In Debbie Leung’s memorable metaphor (memorable if you’re a Unix nut, anyway!), you simply “ping” Nature, and she computes. No “dynamics”, in the usual sense of the word, just ask questions of a suitably correlated state! Those questions don’t even have to be nonlocal; all the nonlocality is carried in a single, universal state.
Whatsmore, if you believe the Church-Turing-Deutsch thesis, you can efficiently simulate an arbitrary physical system this way.
I’ve spent most of the last two months thinking about this model, and the better I understand it, the more interesting and beautiful it seems.

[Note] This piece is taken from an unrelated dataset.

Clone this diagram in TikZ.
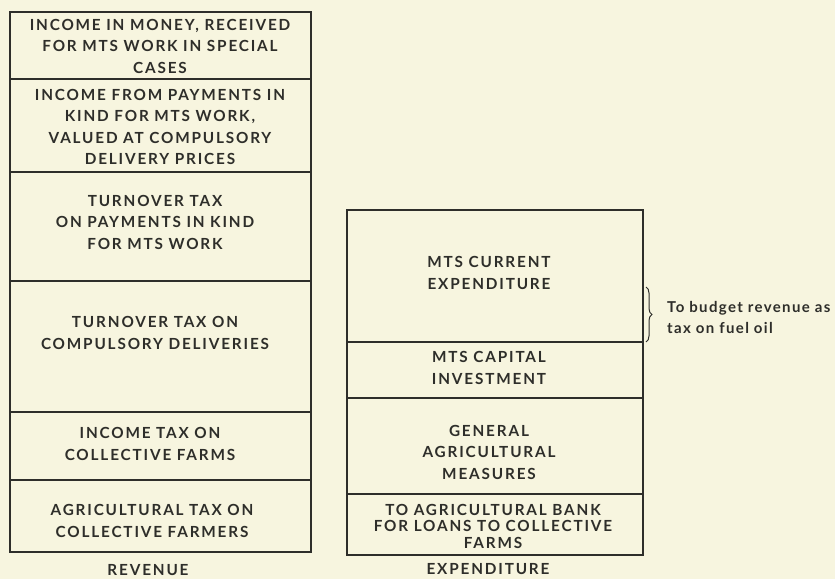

(Disclaimer: I guess I should say that I’ve got a bit of a personal interest in advertising this work, since I’ve done some related work.)
Well this isn’t quite fair, is it? You don’t just need the state and the local measurements, you need to be able adapt your measurements as you go along. So it’s not just that you’re “ping”ing: you’re adaptively “ping”ing.
Two questions: can you construct a classical universal computer which uses a given random distribution and adaptive measurements to get universal quantum computing?
If you don’t allow the adaptive measurements, then you are moving closer to the relm of “pseudotelepathy”. In these pseudotelepathy games, you win (or win more often) a game with quantum correlations which you would lose if you used classical correlations. But there is no communication allowed. So if you take a cluster type model and look at getting rid of the adaptive part, are their algorithms which are more powerful than classical algorithms? I think the answer is yes from quant-ph/0205133. So maybe this isn’t a question. Doh.
Dave: I wasn’t intending to mislead; you’ve got to cut the list off somewhere! Otherwise, you end up with lots of other things — you need cluster states, single-qubit measurements, ability to adapt basis, quantum memory, fast classical computation, noiseless classical communication fast on the timescale on which decoherence occurs, etc.
The question you raise is fascinating. (If you delete “quantum” at the point where I think you mistakenly inserted it!) It’d be nice to have either an example, or some solid, general no-go theorems.